The Quintivium

A philosopher, seeking to synthesize science and mysticism into the oxymoronic “spiritual science,” instigates a theory of education whereby teachers actively “hold students in consciousness” and contemplate inspiring pedagogical texts. The farcical philosophy behind this movement is anthroposophy, which postulates the existence of an objective, intellectually comprehensible spiritual world accessible to direct experience through inner development!

Another philosopher rebels against the “authoritarian” teachers and gives full freedom to students to decide what is to be taught. The philosophy behind this approach is pragmatism, which tries to synthesize scientific thinking with religiosity and older philosophies and is against any theory that has no immediate utility. Student’s social interaction and the practical usefulness of subject matters taught gain prominence in this pedagogy, while the interest of students in abstract subjects like mathematics is dubbed “showing off.”

A psychologist argues that any subject can be taught to any child at any stage of development, and bases his influential educational philosophy on this absurd idea. Students become inquirers charged with the intellectually Herculean task of discovery, while the teacher plays the role of a facilitator. This inquiry-based pedagogy takes away the “shoulders of giants” from under the students’ feet, causing them not to “see further than others” as Isaac Newton so famously did.

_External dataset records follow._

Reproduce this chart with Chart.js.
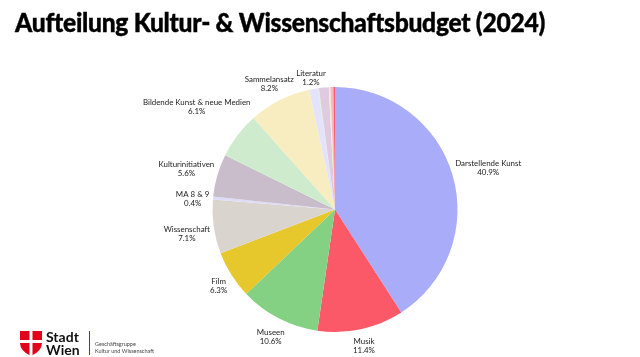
<!DOCTYPE html>
<html>
<head>
<meta charset="utf-8">
<script src="https://cdn.jsdelivr.net/npm/chart.js@4/dist/chart.umd.min.js"></script>
<style>
  html, body { margin:0; padding:0; background:#fff; }
  #wrap { position:relative; width:640px; height:357px; overflow:hidden; }
  #c { position:absolute; left:0; top:0; }
  #title { position:absolute; left:15px; top:6px; font-family:"Lato"; font-weight:900; font-size:26px; color:#000; white-space:nowrap; transform-origin:left top; letter-spacing:-0.3px; -webkit-text-stroke:0.4px #000; }
  .st { position:absolute; font-family:"Lato"; font-weight:700; font-size:14px; line-height:13px; color:#111; }
  .sm { position:absolute; font-family:"Lato"; font-size:5.5px; line-height:7px; color:#444; white-space:nowrap; }
</style>
</head>
<body>
<div id="wrap">
  <canvas id="c" width="640" height="357"></canvas>
  <div id="title">Aufteilung Kultur- &amp; Wissenschaftsbudget (2024)</div>
  <svg width="22" height="25" viewBox="0 0 22 25" style="position:absolute;left:20px;top:331px">
    <path d="M0,0 H22 V12 Q22,20 11,25 Q0,20 0,12 Z" fill="#e3001b"/>
    <rect x="9.5" y="0" width="3" height="25" fill="#fff"/>
    <rect x="0" y="9" width="22" height="3" fill="#fff"/>
  </svg>
  <div class="st" style="left:46px;top:330px">Stadt<br>Wien</div>
  <div style="position:absolute;left:89px;top:331px;width:1px;height:24px;background:#e3001b"></div>
  <div class="sm" style="left:95px;top:341px">Geschäftsgruppe<br>Kultur und Wissenschaft</div>
</div>
<script>
const categories = ["Darstellende Kunst","Musik","Museen","Film","Wissenschaft","MA 8 & 9","Kulturinitiativen","Bildende Kunst & neue Medien","Sammelansatz","Literatur","","","","",""];
const values = [40.9,11.4,10.6,6.3,7.1,0.4,5.6,6.1,8.2,1.2,0.1,1.3,0.2,0.4,0.2];
const colors = ["#a9acf8","#fb5868","#84d184","#e6c72c","#d9d4cd","#dcdcf7","#c9bccb","#ceebcd","#f8edc0","#e3e3fb","#d5ecd0","#e0cae0","#f2efc8","#f6b6c4","#f15b6b"];

const labelPlugin = {
  id: 'outLabels',
  afterDatasetsDraw(chart) {
    const ctx = chart.ctx;
    const meta = chart.getDatasetMeta(0);
    ctx.save();
    ctx.font = '7.9px Lato';
    ctx.fillStyle = '#222';
    ctx.textAlign = 'center';
    ctx.textBaseline = 'middle';
    const lh = 9, offset = 3, shiftY = 3;
    meta.data.forEach((arc, i) => {
      const name = categories[i];
      if (!name) return;
      const p = arc.getProps(['x','y','startAngle','endAngle','outerRadius'], true);
      const mid = (p.startAngle + p.endAngle) / 2;
      const cx = Math.cos(mid), sy = Math.sin(mid);
      const lines = [name, values[i].toFixed(1) + '%'];
      const w = Math.max(...lines.map(l => ctx.measureText(l).width));
      const h = lh * 2;
      const ext = Math.abs(cx) * w / 2 + Math.abs(sy) * h / 2;
      const d = p.outerRadius + offset + ext;
      const x = p.x + cx * d, y = p.y + sy * d + shiftY;
      ctx.fillText(lines[0], x, y - lh / 2);
      ctx.fillText(lines[1], x, y + lh / 2);
    });
    ctx.restore();
  }
};

new Chart(document.getElementById('c'), {
  type: 'pie',
  data: {
    labels: categories,
    datasets: [{ data: values, backgroundColor: colors, borderWidth: 0, hoverOffset: 0 }]
  },
  options: {
    responsive: false,
    animation: false,
    layout: { padding: { left: 212, right: 182, top: 87, bottom: 25 } },
    plugins: { legend: { display: false }, tooltip: { enabled: false } }
  },
  plugins: [labelPlugin]
});

const t = document.getElementById('title');
const tw = t.getBoundingClientRect().width;
t.style.transform = 'scaleX(' + (530 / tw) + ')';
</script>
</body>
</html>
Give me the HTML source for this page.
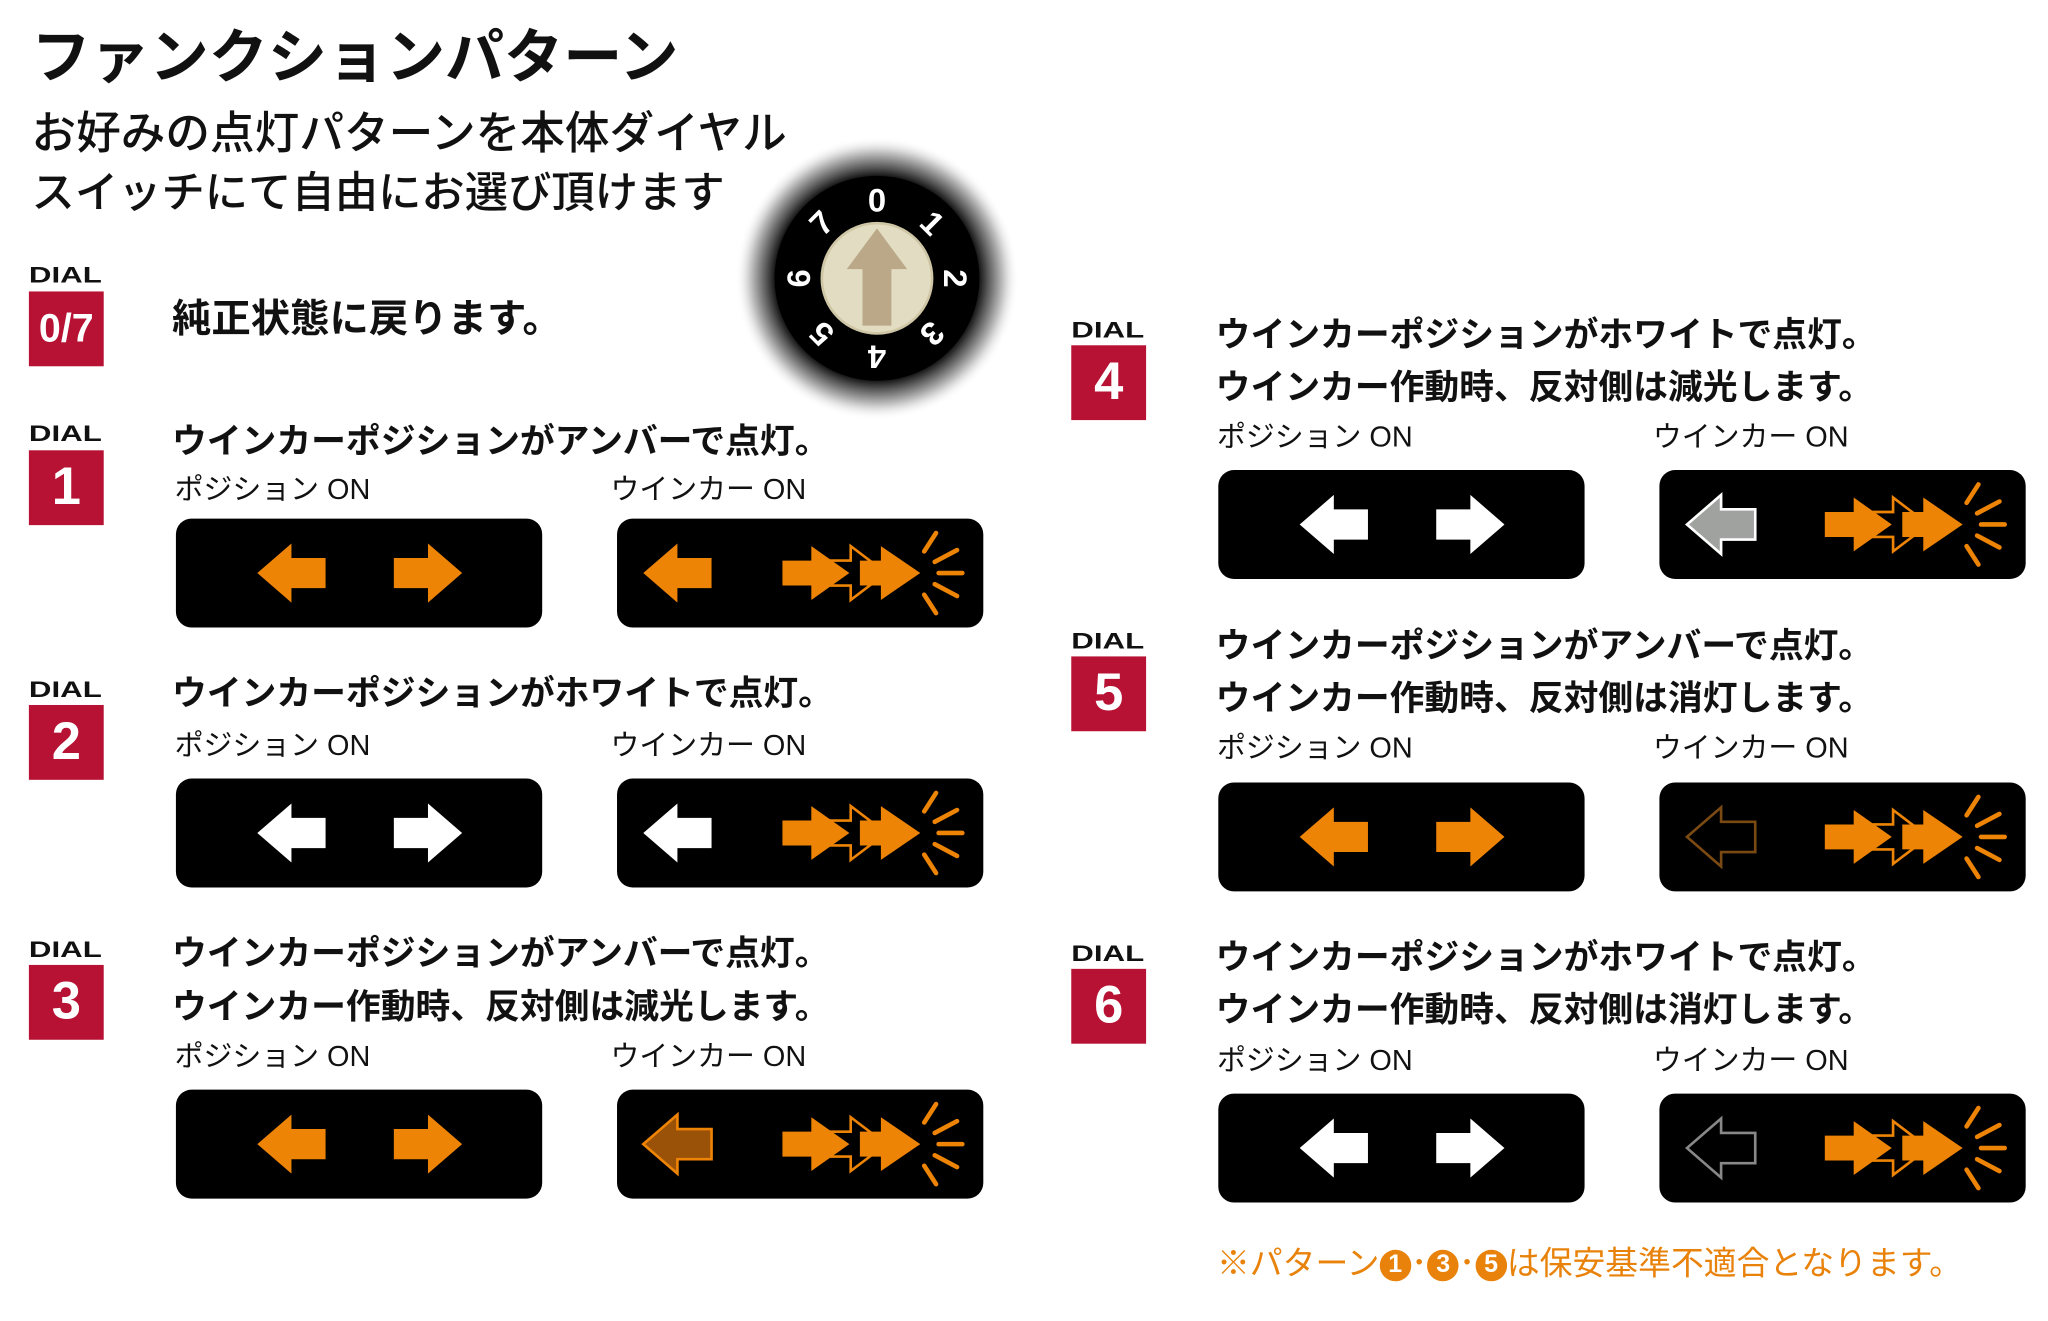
<!DOCTYPE html>
<html><head><meta charset="utf-8">
<style>
html,body{margin:0;padding:0;background:#fff;}
body{width:2048px;height:1321px;overflow:hidden;position:relative;}
#w{position:absolute;left:0;top:0;width:1560px;height:1006px;transform:scale(1.31282);transform-origin:0 0;}
.t{position:absolute;white-space:nowrap;line-height:1;color:#111;font-family:"Liberation Sans","Noto Sans CJK JP",sans-serif;}
.b{font-weight:bold;}
.dl{position:absolute;font:bold 17px "Liberation Sans",sans-serif;color:#111;letter-spacing:0px;line-height:1;transform:scaleX(1.4);transform-origin:0 0;}
.rb{position:absolute;width:57px;height:57px;background:#b71234;color:#fff;font:bold 40px "Liberation Sans",sans-serif;text-align:center;line-height:57px;}
svg.p{position:absolute;}
.c{display:inline-block;width:24px;height:24px;border-radius:50%;background:#e8820a;color:#fff;font:bold 19px "Liberation Sans",sans-serif;text-align:center;line-height:24px;vertical-align:2px;}
</style></head><body><div id="w">

<div class="t b" style="left:24px;top:21px;font-size:45px;">ファンクションパターン</div>
<div class="t" style="left:24px;top:85px;font-size:34px;font-weight:500;">お好みの点灯パターンを本体ダイヤル</div>
<div class="t" style="left:24px;top:130px;font-size:33px;font-weight:500;">スイッチにて自由にお選び頂けます</div>

<!-- dial -->
<svg class="p" style="left:558px;top:102px" width="220" height="220" viewBox="-110 -110 220 220">
<defs><radialGradient id="g"><stop offset="0.70" stop-color="#000"/><stop offset="0.78" stop-color="#555"/><stop offset="0.9" stop-color="#ccc"/><stop offset="1" stop-color="#fff" stop-opacity="0"/></radialGradient></defs>
<circle r="108" fill="url(#g)"/>
<circle r="78" fill="#000"/>
<circle r="42" fill="#e2dcc2" stroke="#cfc6a6" stroke-width="2"/>
<polygon points="0,-38 23,-7 11,-7 11,36 -11,36 -11,-7 -23,-7" fill="#bba888"/>
<g font-family="Liberation Sans" font-weight="bold" font-size="25" fill="#fff" text-anchor="middle">
<text transform="rotate(0) translate(0,-51)">0</text>
<text transform="rotate(45) translate(0,-51)">1</text>
<text transform="rotate(90) translate(0,-51)">2</text>
<text transform="rotate(135) translate(0,-51)">3</text>
<text transform="rotate(180) translate(0,-51)">4</text>
<text transform="rotate(225) translate(0,-51)">5</text>
<text transform="rotate(270) translate(0,-51)">6</text>
<text transform="rotate(315) translate(0,-51)">7</text>
</g></svg>

<!-- row 0/7 -->
<div class="dl" style="left:22px;top:201px">DIAL</div>
<div class="rb" style="left:22px;top:222px;font-size:30px">0/7</div>
<div class="t b" style="left:131px;top:229px;font-size:30px">純正状態に戻ります。</div>

<!-- row 1 -->
<div class="dl" style="left:22px;top:322px">DIAL</div>
<div class="rb" style="left:22px;top:343px">1</div>
<div class="t b" style="left:131px;top:323px;font-size:26.5px">ウインカーポジションがアンバーで点灯。</div>
<div class="t" style="left:133px;top:362px;font-size:22px">ポジション ON</div>
<div class="t" style="left:465px;top:362px;font-size:22px">ウインカー ON</div>

<!-- row 2 -->
<div class="dl" style="left:22px;top:517px">DIAL</div>
<div class="rb" style="left:22px;top:537px">2</div>
<div class="t b" style="left:131px;top:515px;font-size:26.5px">ウインカーポジションがホワイトで点灯。</div>
<div class="t" style="left:133px;top:557px;font-size:22px">ポジション ON</div>
<div class="t" style="left:465px;top:557px;font-size:22px">ウインカー ON</div>

<!-- row 3 -->
<div class="dl" style="left:22px;top:715px">DIAL</div>
<div class="rb" style="left:22px;top:735px">3</div>
<div class="t b" style="left:131px;top:713px;font-size:26.5px">ウインカーポジションがアンバーで点灯。</div>
<div class="t b" style="left:131px;top:754px;font-size:26.5px">ウインカー作動時、反対側は減光します。</div>
<div class="t" style="left:133px;top:794px;font-size:22px">ポジション ON</div>
<div class="t" style="left:465px;top:794px;font-size:22px">ウインカー ON</div>

<!-- row 4 -->
<div class="dl" style="left:816px;top:243px">DIAL</div>
<div class="rb" style="left:816px;top:263px">4</div>
<div class="t b" style="left:926px;top:242px;font-size:26.5px">ウインカーポジションがホワイトで点灯。</div>
<div class="t b" style="left:926px;top:282px;font-size:26.5px">ウインカー作動時、反対側は減光します。</div>
<div class="t" style="left:927px;top:322px;font-size:22px">ポジション ON</div>
<div class="t" style="left:1259px;top:322px;font-size:22px">ウインカー ON</div>

<!-- row 5 -->
<div class="dl" style="left:816px;top:480px">DIAL</div>
<div class="rb" style="left:816px;top:500px">5</div>
<div class="t b" style="left:926px;top:479px;font-size:26.5px">ウインカーポジションがアンバーで点灯。</div>
<div class="t b" style="left:926px;top:519px;font-size:26.5px">ウインカー作動時、反対側は消灯します。</div>
<div class="t" style="left:927px;top:559px;font-size:22px">ポジション ON</div>
<div class="t" style="left:1259px;top:559px;font-size:22px">ウインカー ON</div>

<!-- row 6 -->
<div class="dl" style="left:816px;top:718px">DIAL</div>
<div class="rb" style="left:816px;top:738px">6</div>
<div class="t b" style="left:926px;top:716px;font-size:26.5px">ウインカーポジションがホワイトで点灯。</div>
<div class="t b" style="left:926px;top:756px;font-size:26.5px">ウインカー作動時、反対側は消灯します。</div>
<div class="t" style="left:927px;top:797px;font-size:22px">ポジション ON</div>
<div class="t" style="left:1259px;top:797px;font-size:22px">ウインカー ON</div>

<div class="t" style="left:927px;top:951px;font-size:25px;color:#e8820a">※パターン<span class="c">1</span>･<span class="c">3</span>･<span class="c">5</span>は保安基準不適合となります。</div>

<!-- panels -->
<svg class="p" width="1560" height="1006" style="left:0;top:0">
<defs>
<symbol id="L" overflow="visible"><polygon points="0,41.5 26,19 26,30 52,30 52,53 26,53 26,64"/></symbol>
<symbol id="R" overflow="visible"><polygon points="52,41.5 26,19 26,30 0,30 0,53 26,53 26,64"/></symbol>
<symbol id="BL" overflow="visible">
<polygon points="150,32 178,32 178,21 205,41.5 178,62 178,51 150,51" fill="#000" stroke="#ee8405" stroke-width="2"/>
<polygon points="126,32 148,32 148,21 177,41.5 148,62 148,51 126,51" fill="#ee8405"/>
<polygon points="185,32 201,32 201,21 231,41.5 201,62 201,51 185,51" fill="#ee8405"/>
<g stroke="#ee8405" stroke-width="3.5" stroke-linecap="round">
<line x1="245" y1="41.5" x2="263" y2="41.5"/>
<line x1="242" y1="33" x2="259" y2="24"/>
<line x1="242" y1="50" x2="259" y2="59"/>
<line x1="234" y1="25" x2="243" y2="11"/>
<line x1="234" y1="58" x2="243" y2="72"/>
</g></symbol>
<symbol id="box" overflow="visible"><rect width="279" height="83" rx="12" fill="#000"/></symbol>
</defs>
<use href="#box" x="134" y="395"/><use href="#L" x="196" y="395" fill="#ee8405"/><use href="#R" x="300" y="395" fill="#ee8405"/>
<use href="#box" x="470" y="395"/><use href="#L" x="490" y="395" fill="#ee8405"/><use href="#BL" x="470" y="395"/>
<use href="#box" x="134" y="593"/><use href="#L" x="196" y="593" fill="#fff"/><use href="#R" x="300" y="593" fill="#fff"/>
<use href="#box" x="470" y="593"/><use href="#L" x="490" y="593" fill="#fff"/><use href="#BL" x="470" y="593"/>
<use href="#box" x="134" y="830"/><use href="#L" x="196" y="830" fill="#ee8405"/><use href="#R" x="300" y="830" fill="#ee8405"/>
<use href="#box" x="470" y="830"/><use href="#L" x="490" y="830" fill="#9a5208" stroke="#ee8405" stroke-width="2"/><use href="#BL" x="470" y="830"/>
<use href="#box" x="928" y="358"/><use href="#L" x="990" y="358" fill="#fff"/><use href="#R" x="1094" y="358" fill="#fff"/>
<use href="#box" x="1264" y="358"/><use href="#L" x="1285" y="358" fill="#a0a2a0" stroke="#fff" stroke-width="2"/><use href="#BL" x="1264" y="358"/>
<use href="#box" x="928" y="596"/><use href="#L" x="990" y="596" fill="#ee8405"/><use href="#R" x="1094" y="596" fill="#ee8405"/>
<use href="#box" x="1264" y="596"/><use href="#L" x="1285" y="596" fill="#000" stroke="#7a4a12" stroke-width="2"/><use href="#BL" x="1264" y="596"/>
<use href="#box" x="928" y="833"/><use href="#L" x="990" y="833" fill="#fff"/><use href="#R" x="1094" y="833" fill="#fff"/>
<use href="#box" x="1264" y="833"/><use href="#L" x="1285" y="833" fill="#000" stroke="#888" stroke-width="2"/><use href="#BL" x="1264" y="833"/>
</svg>
</div></body></html>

Another psychologist defines intelligence essentially as whatever human beings are capable of doing and bases a theory of education on the idea of multiple intelligences. According to this theory there are several categories of intelligence two of which are logical – mathematical and bodily – kinesthetic. Therefore, an American football superstar is as intelligent as a theoretical physics Nobel Laureate. And the inclusion of interpersonal category prompts an author rightfully to write a book about sexual intelligence!

None of these strategies – or countless others that are based on one kind of philosophy or another – has worked. Philosophy is, after all, just a collection of opinions. And opinions are not necessarily true;  even if they are, their truth is transient. Is there any pedagogy that is not based on a philosophy? To answer this question, we have to answer another one. What exactly is education? History can be a helpful guide.

2 thoughts on “The Quintivium”

  1. I always tell my first year chemistry students that the way to get good at doing chemistry problems is to do chemistry problems until they are bleeding from their eyes. Or that if they are having dreams from waking up from a dream that they are doing chemistry problems then they have ALMOST done enough problems.

    However, none of them want to believe me about this and think that it’s going to be just like high school where if they show up they pass the class. None of them seem to realize that there is no requirement that anyone pass the class. I just finished grading finals and have students emailing me about how they should have a higher grade because they tried just as hard as everyone else or that if they don’t get a higher grade then they will be set back a year in their progress. Neither of them apparently thought about any of this from the beginning of the semester. It sometimes makes me wonder if I’ll make it to retirement age in about 15 years. 🙁

    1. To me, any science is a skill, the derogatory word that “educators” use to discourage true learning. And as you correctly observed, to learn a skill, you have to repeat it over and over again. “Educators” look at science and math learning as a “process,” which eliminates the end result and emphasizes attempt: as long as students “try,” they are in the “process” of learning and should be given credit!